30609 Plastic Surgery Tool-Kit to Build a Culture of Patient Safety, Quality, and Service

Monday, September 26, 2016: 10:50 AM
Michele Manahan, MD , Department of Plastic and Reconstructive Surgery, Johns Hopkins University School of Medicine, Baltimore, MD
Jeffrey William Aston, BS , Plastic Surgery, Johns Hopkins University School of Medicine, Baltimore, MD
Ricardo J Bello, MD, MPH , Department of Plastic and Reconstructive Surgery, Johns Hopkins University School of Medicine, Baltimore, MD
Carisa M Cooney, MPH , Department of Plastic and Reconstructive Surgery, Johns Hopkins University School of Medicine, Baltimore, MD
Gedge D. Rosson, MD , Department of Plastic and Reconstructive Surgery, Johns Hopkins University School of Medicine, Baltimore, MD

Purpose:  Despite the increasing importance of quality assessment and improvement initiatives in health care, national quality measures and patient safety practice guidelines remain difficult to define in plastic surgery.  A specialty that frequently offers life-enhancing procedures, plastic surgery may have an increased reliance on patient-reported outcomes and clinical quality indicators.  Specialty-specific, comprehensive, departmental frameworks for patient safety, quality, and service have yet to be described, providing us with the opportunity to standardize and improve quality of care.  We describe a dynamic model for quality improvement used successfully for three years in the Johns Hopkins Department of Plastic and Reconstructive Surgery and provide a tool-kit for implementation across various practice environments.
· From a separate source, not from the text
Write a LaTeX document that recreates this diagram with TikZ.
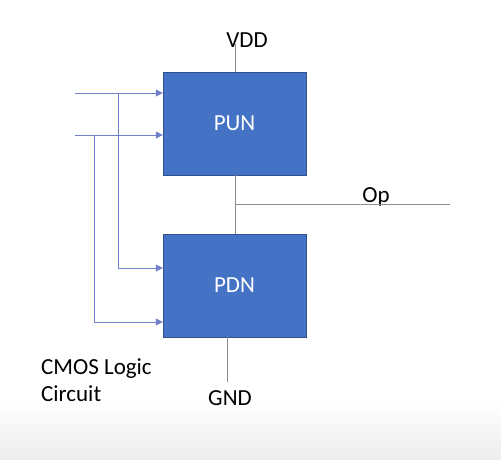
\documentclass[tikz,border=0pt]{standalone}
\usepackage{fontspec}
\setmainfont{Carlito}
\usetikzlibrary{arrows.meta, positioning, calc}
\definecolor{netblue}{RGB}{68,114,196}
\definecolor{netedge}{RGB}{47,82,143}
\definecolor{wireblue}{RGB}{112,128,200}
\definecolor{wiregray}{RGB}{140,140,150}

\begin{document}
\begin{tikzpicture}[
        x=1pt, y=-1pt,
        net/.style={rectangle, draw=netedge, fill=netblue, minimum width=143pt, minimum height=103pt, text=white, font=\fontsize{23}{27}\selectfont, inner sep=0pt},
        lbl/.style={font=\fontsize{23}{27}\selectfont, align=left, inner sep=0pt},
        inwire/.style={wireblue, line width=0.8pt},
        railwire/.style={wiregray, line width=0.8pt},
        tip/.style={-{Triangle[length=7pt,width=7pt]}}
    ]
        \useasboundingbox (0,0) rectangle (501,459);
        \shade[top color=white, bottom color=black!7] (0,400) rectangle (501,459);

        \node[net] (pun) at (234.5,123.5) {PUN};
        \node[net] (pdn) at (234.5,285.5) {PDN};

        \node[lbl] (vdd) at (247,40) {VDD};
        \node[lbl] (gnd) at (230,398) {GND};
        \node[lbl] (op) at (376,197) {Op};
        \node[lbl, anchor=west] (title) at (41,380) {CMOS Logic\\Circuit};

        % supply and output
        \coordinate (vddend) at (235,44);
        \coordinate (mid) at (235,204);
        \coordinate (opend) at (450,204);
        \coordinate (gndtop) at (227,337);
        \coordinate (gndend) at (227,382);
        \draw[railwire] (pun.north -| vddend) -- (vddend);
        \draw[railwire] (pun.south -| mid) -- (pdn.north -| mid);
        \draw[railwire] (mid) -- (opend);
        \draw[railwire] (gndtop) -- (gndend);

        % inputs
        \coordinate (ina) at (75,93);
        \coordinate (inb) at (75,135);
        \coordinate (tapa) at (118,93);
        \coordinate (tapb) at (94,135);
        \coordinate (downa) at (118,268);
        \coordinate (downb) at (94,322);
        \draw[inwire, tip] (ina) -- (pun.west |- ina);
        \draw[inwire, tip] (inb) -- (pun.west |- inb);
        \draw[inwire, tip] (tapa) -- (downa) -- (pdn.west |- downa);
        \draw[inwire, tip] (tapb) -- (downb) -- (pdn.west |- downb);
    \end{tikzpicture}
\end{document}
Methods:  Drawing from three years of experience using a Comprehensive Unit-Based Safety Program, formal quality improvement committee structure, literature review, and work from The Johns Hopkins Armstrong Institute for Patient Safety and Quality, we devised a framework specific and exportable to the field of plastic surgery.

Results:  Our departmental structure provides channels to facilitate inputs and outputs of naturally trending and recorded data.  Monthly Patient Safety, Quality, and Service Committee meetings are a transparent way to address important topics and expeditiously make appropriate changes.  Meetings are attended by departmental administration, physicians, physician extenders, support staff, and trainees and are structured in a bottom-up fashion to encourage multi-level participation.  Four key domains are addressed: (1) safety, (2) external measures, (3) patient experience, and (4) value.  Examples of indicators include hand washing, pain management, rate of postoperative hematoma, readmission rates, the Breast-Q Reconstruction Survey, and auto-scheduling (pre-scheduling) of postoperative clinic appointments.  The core team identifies opportunities and needs; develops, implements, and tracks improvement plans; and celebrates and advertises accomplishments to colleagues, the institution, and the public.

Conclusion:  We believe that this formal departmental quality improvement structure promotes excellence and national leadership on externally reported measures of patient safety, quality, and service.  We provide other plastic surgery departments and divisions with an adaptable framework amenable to different settings. This work becomes increasingly relevant as value-based reimbursement and pay-for-performance initiatives are implemented to drive improvements in healthcare.